Nick Moran at The Millions:
There are many ways to die in Florida, and a hurricane is only one. For example, you could be undone by the effects of sea-level rise — more than 3.7 inches since 1996 — which will soon turn Miami into America’s Atlantis. Then there are sink holes swallowing subdivisions into the state’s limestone maw. Florida is where Americans are most likely to be bitten by sharks and struck by lightning.
There are also trends that, while they may not immediately kill you, will completely alter the state’s identity, and could end life as we all know it. The reefs are being destroyed, the citrus is greening, and the swamp has been invaded by massive pythons, cat-eating lizards, and titanic rodents.

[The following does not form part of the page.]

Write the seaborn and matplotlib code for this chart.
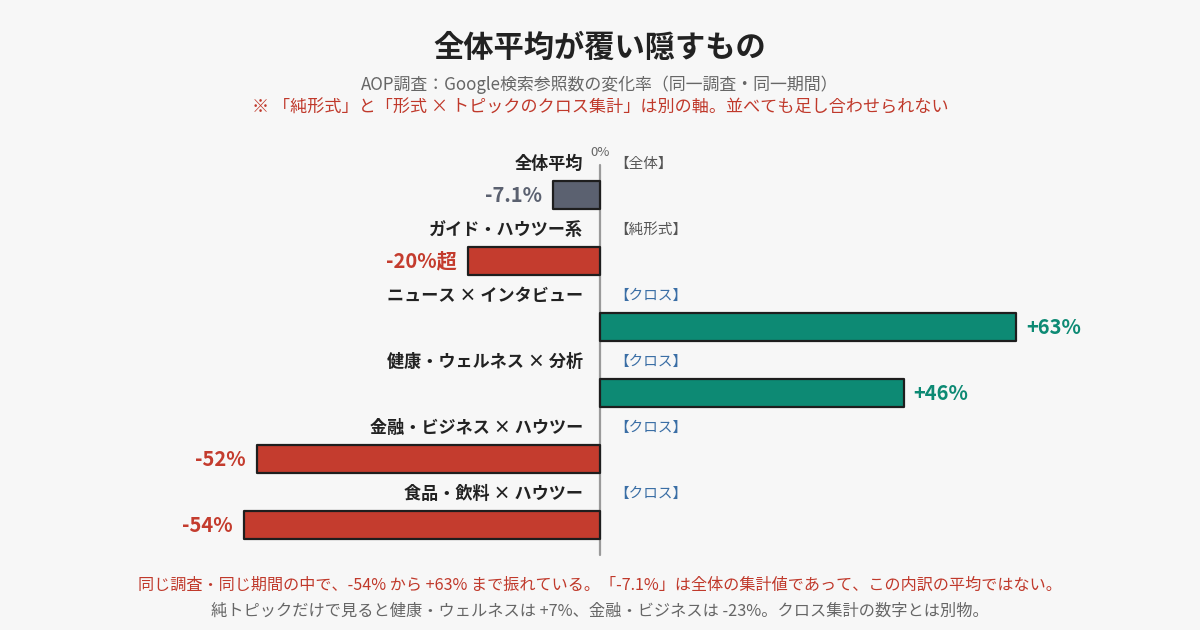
import matplotlib
matplotlib.use("Agg")
import matplotlib.pyplot as plt
import seaborn as sns
import pandas as pd

categories = ["全体平均", "ガイド・ハウツー系", "ニュース × インタビュー",
              "健康・ウェルネス × 分析", "金融・ビジネス × ハウツー", "食品・飲料 × ハウツー"]
values = [-7.1, -20, 63, 46, -52, -54]
value_labels = ["-7.1%", "-20%超", "+63%", "+46%", "-52%", "-54%"]
tags = ["【全体】", "【純形式】", "【クロス】", "【クロス】", "【クロス】", "【クロス】"]
bar_colors = ["#5b6170", "#c43c2e", "#0d8a74", "#0d8a74", "#c43c2e", "#c43c2e"]
tag_colors = ["#555555", "#555555", "#3a6ea5", "#3a6ea5", "#3a6ea5", "#3a6ea5"]

title = "全体平均が覆い隠すもの"
subtitle = "AOP調査：Google検索参照数の変化率（同一調査・同一期間）"
note = "※ 「純形式」と「形式 × トピックのクロス集計」は別の軸。並べても足し合わせられない"
foot1 = "同じ調査・同じ期間の中で、-54% から +63% まで振れている。「-7.1%」は全体の集計値であって、この内訳の平均ではない。"
foot2 = "純トピックだけで見ると健康・ウェルネスは +7%、金融・ビジネスは -23%。クロス集計の数字とは別物。"

sns.set_theme(style="white")
plt.rcParams['font.family'] = ['Noto Sans CJK JP', 'DejaVu Sans']
BG = "#f7f7f7"

fig = plt.figure(figsize=(12, 6.3), dpi=100, facecolor=BG)
# axes spans pixel rows 140..560 across full width
ax = fig.add_axes([0, 1 - 560 / 630, 1, 420 / 630])
ax.set_facecolor(BG)

df = pd.DataFrame({"cat": categories, "val": values})
sns.barplot(data=df, x="val", y="cat", hue="cat", palette=bar_colors,
            dodge=False, legend=False, width=0.424, ax=ax, saturation=1,
            edgecolor="#1e1e1e", linewidth=1.6, orient="h")
for p in ax.patches:
    p.set_joinstyle("round")

px_per = 6.6
ax.set_xlim(-600 / px_per, 600 / px_per)
ax.set_ylim(365 / 66, -55 / 66)
ax.axis("off")

# zero line
ax.plot([0, 0], [-0.45, 5.45], color="#9a9a9a", lw=1.6, zorder=0)
ax.text(0, -0.64, "0%", ha="center", va="center", fontsize=9.5, color="#666666")

for i, (c, v, vl, t, bc, tc) in enumerate(zip(categories, values, value_labels,
                                             tags, bar_colors, tag_colors)):
    ax.text(-17 / px_per, i - 0.47, c, ha="right", va="center", fontsize=12.3,
            fontweight="bold", color="#222222")
    ax.text(14 / px_per, i - 0.47, t, ha="left", va="center", fontsize=10.5, color=tc)
    if v < 0:
        ax.text(v - 11 / px_per, i, vl, ha="right", va="center", fontsize=14.5,
                fontweight="bold", color=bc)
    else:
        ax.text(v + 10 / px_per, i, vl, ha="left", va="center", fontsize=14.5,
                fontweight="bold", color=bc)

fig.text(0.5, 1 - 48 / 630, title, ha="center", va="center", fontsize=21.8,
         fontweight="bold", color="#222222")
fig.text(0.5, 1 - 85 / 630, subtitle, ha="center", va="center", fontsize=12.2,
         color="#666666")
fig.text(0.5, 1 - 108 / 630, note, ha="center", va="center", fontsize=12.3,
         color="#c0392b")
fig.text(0.5, 1 - 585 / 630, foot1, ha="center", va="center", fontsize=11.6,
         color="#c0392b")
fig.text(0.5, 1 - 611 / 630, foot2, ha="center", va="center", fontsize=11.7,
         color="#666666")

fig.savefig("out.png", dpi=100, facecolor=BG)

And that’s just nature. Pay attention to the “Florida Man” news stories long enough and you’ll wonder how anyone survives for more than a day in the state. It’s distressing enough to worry about natural furies beyond your control, but now you’ve also got to watch out for face-eating madmen and self-proclaimed demigods with dendrophilic tendencies. Even the act of dying seems particularly terrible in Florida, a state where corpses buried in the fertile soil can rise again on their own. (In that context, one suddenly understands the meaning behind that Patty Griffin song.)
All this considered, it shouldn’t be a surprise that Florida has been the setting for several works of pre-, post-, and regular apocalyptic fiction for more than 60 years.